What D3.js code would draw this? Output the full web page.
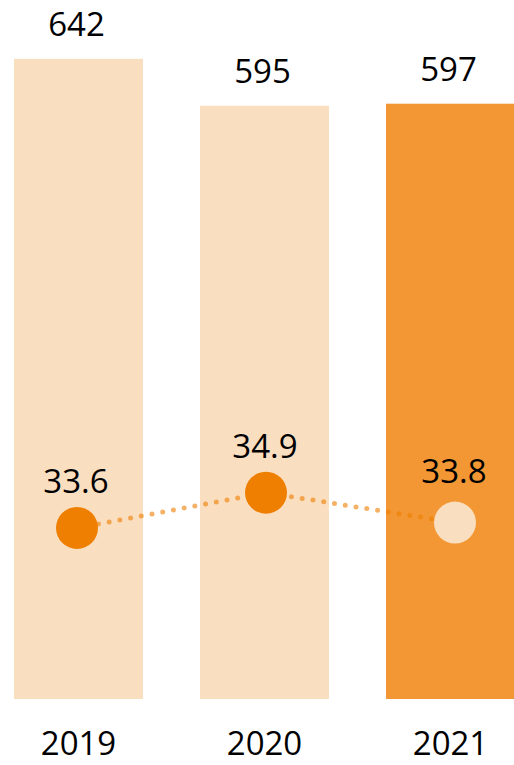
<!DOCTYPE html>
<html>
<head>
<meta charset="utf-8">
<script src="https://cdn.jsdelivr.net/npm/d3@7"></script>
<style>
  html, body { margin: 0; padding: 0; background: #fff; }
  svg { display: block; }
  text { font-family: "Open Sans", "Noto Sans", sans-serif; fill: #000; }
</style>
</head>
<body>
<svg id="chart" width="514" height="765"></svg>
<script>
// Yearly totals (bars) and rate (dotted line with markers)
const years = ["2019", "2020", "2021"];
const totals = [642, 595, 597];
const rates = [33.6, 34.9, 33.8];
const barColors = ["#FADEC0", "#FADEC0", "#F29733"];
const dotColors = ["#EF7F00", "#EF7F00", "#FADEC0"];

const svg = d3.select("#chart");

// Bar scales
const x = d3.scaleBand()
  .domain(years)
  .range([-14.5, 543.5])
  .paddingInner(57 / 186)
  .paddingOuter(28.5 / 186);

const y = d3.scaleLinear().domain([0, 700]).range([699, 1]);

// Secondary scales for the rate line
const x2 = d3.scalePoint().domain(years).range([77, 455]);
const y2 = d3.scaleLinear().domain([30, 36]).range([625.7, 462.8]);

const fontSize = 33;

// Bars
svg.append("g").selectAll("rect")
  .data(years)
  .join("rect")
  .attr("x", d => x(d))
  .attr("y", (d, i) => y(totals[i]))
  .attr("width", x.bandwidth())
  .attr("height", (d, i) => y(0) - y(totals[i]))
  .attr("fill", (d, i) => barColors[i]);

// Bar value labels
svg.append("g").selectAll("text")
  .data(years)
  .join("text")
  .attr("x", d => x(d) + x.bandwidth() / 2 - 2)
  .attr("y", (d, i) => y(totals[i]) - 23)
  .attr("text-anchor", "middle")
  .style("font-size", fontSize + "px")
  .text((d, i) => totals[i]);

// Dotted rate line
const line = d3.line()
  .x((d, i) => x2(years[i]))
  .y(d => y2(d));

svg.append("path")
  .datum(rates)
  .attr("d", line)
  .attr("fill", "none")
  .attr("stroke", "#EF7F00")
  .attr("stroke-opacity", 0.6)
  .attr("stroke-width", 5)
  .attr("stroke-linecap", "round")
  .attr("stroke-dasharray", "0 10.9");

// Markers
svg.append("g").selectAll("circle")
  .data(rates)
  .join("circle")
  .attr("cx", (d, i) => x2(years[i]))
  .attr("cy", d => y2(d))
  .attr("r", 21)
  .attr("fill", (d, i) => dotColors[i]);

// Rate labels
svg.append("g").selectAll("text")
  .data(rates)
  .join("text")
  .attr("x", (d, i) => x2(years[i]) - 1)
  .attr("y", (d, i) => y2(d) - (i === 2 ? 40 : 34.5))
  .attr("text-anchor", "middle")
  .style("font-size", fontSize + "px")
  .text(d => d.toFixed(1));

// Category axis labels
const xAxis = d3.axisBottom(x).tickSize(0).tickPadding(0);
const axisG = svg.append("g")
  .attr("transform", "translate(0,699)")
  .call(xAxis);
axisG.select(".domain").remove();
axisG.selectAll("text")
  .attr("y", 56)
  .attr("dy", 0)
  .style("font-size", fontSize + "px")
  .style("font-family", "\"Open Sans\", \"Noto Sans\", sans-serif")
  .attr("fill", "#000");
</script>
</body>
</html>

What you will do – Transcribe all of the material exactly, leaving out whatever pictures it contains.

Solution below –
What D3.js code would draw this? Output the full web page.
<!DOCTYPE html>
<html>
<head>
<meta charset="utf-8">
<script src="https://cdn.jsdelivr.net/npm/d3@7"></script>
<style>
  html, body { margin: 0; padding: 0; background: #fff; }
  svg { display: block; }
  text { font-family: "Open Sans", "Noto Sans", sans-serif; fill: #000; }
</style>
</head>
<body>
<svg id="chart" width="514" height="765"></svg>
<script>
// Yearly totals (bars) and rate (dotted line with markers)
const years = ["2019", "2020", "2021"];
const totals = [642, 595, 597];
const rates = [33.6, 34.9, 33.8];
const barColors = ["#FADEC0", "#FADEC0", "#F29733"];
const dotColors = ["#EF7F00", "#EF7F00", "#FADEC0"];

const svg = d3.select("#chart");

// Bar scales
const x = d3.scaleBand()
  .domain(years)
  .range([-14.5, 543.5])
  .paddingInner(57 / 186)
  .paddingOuter(28.5 / 186);

const y = d3.scaleLinear().domain([0, 700]).range([699, 1]);

// Secondary scales for the rate line
const x2 = d3.scalePoint().domain(years).range([77, 455]);
const y2 = d3.scaleLinear().domain([30, 36]).range([625.7, 462.8]);

const fontSize = 33;

// Bars
svg.append("g").selectAll("rect")
  .data(years)
  .join("rect")
  .attr("x", d => x(d))
  .attr("y", (d, i) => y(totals[i]))
  .attr("width", x.bandwidth())
  .attr("height", (d, i) => y(0) - y(totals[i]))
  .attr("fill", (d, i) => barColors[i]);

// Bar value labels
svg.append("g").selectAll("text")
  .data(years)
  .join("text")
  .attr("x", d => x(d) + x.bandwidth() / 2 - 2)
  .attr("y", (d, i) => y(totals[i]) - 23)
  .attr("text-anchor", "middle")
  .style("font-size", fontSize + "px")
  .text((d, i) => totals[i]);

// Dotted rate line
const line = d3.line()
  .x((d, i) => x2(years[i]))
  .y(d => y2(d));

svg.append("path")
  .datum(rates)
  .attr("d", line)
  .attr("fill", "none")
  .attr("stroke", "#EF7F00")
  .attr("stroke-opacity", 0.6)
  .attr("stroke-width", 5)
  .attr("stroke-linecap", "round")
  .attr("stroke-dasharray", "0 10.9");

// Markers
svg.append("g").selectAll("circle")
  .data(rates)
  .join("circle")
  .attr("cx", (d, i) => x2(years[i]))
  .attr("cy", d => y2(d))
  .attr("r", 21)
  .attr("fill", (d, i) => dotColors[i]);

// Rate labels
svg.append("g").selectAll("text")
  .data(rates)
  .join("text")
  .attr("x", (d, i) => x2(years[i]) - 1)
  .attr("y", (d, i) => y2(d) - (i === 2 ? 40 : 34.5))
  .attr("text-anchor", "middle")
  .style("font-size", fontSize + "px")
  .text(d => d.toFixed(1));

// Category axis labels
const xAxis = d3.axisBottom(x).tickSize(0).tickPadding(0);
const axisG = svg.append("g")
  .attr("transform", "translate(0,699)")
  .call(xAxis);
axisG.select(".domain").remove();
axisG.selectAll("text")
  .attr("y", 56)
  .attr("dy", 0)
  .style("font-size", fontSize + "px")
  .style("font-family", "\"Open Sans\", \"Noto Sans\", sans-serif")
  .attr("fill", "#000");
</script>
</body>
</html>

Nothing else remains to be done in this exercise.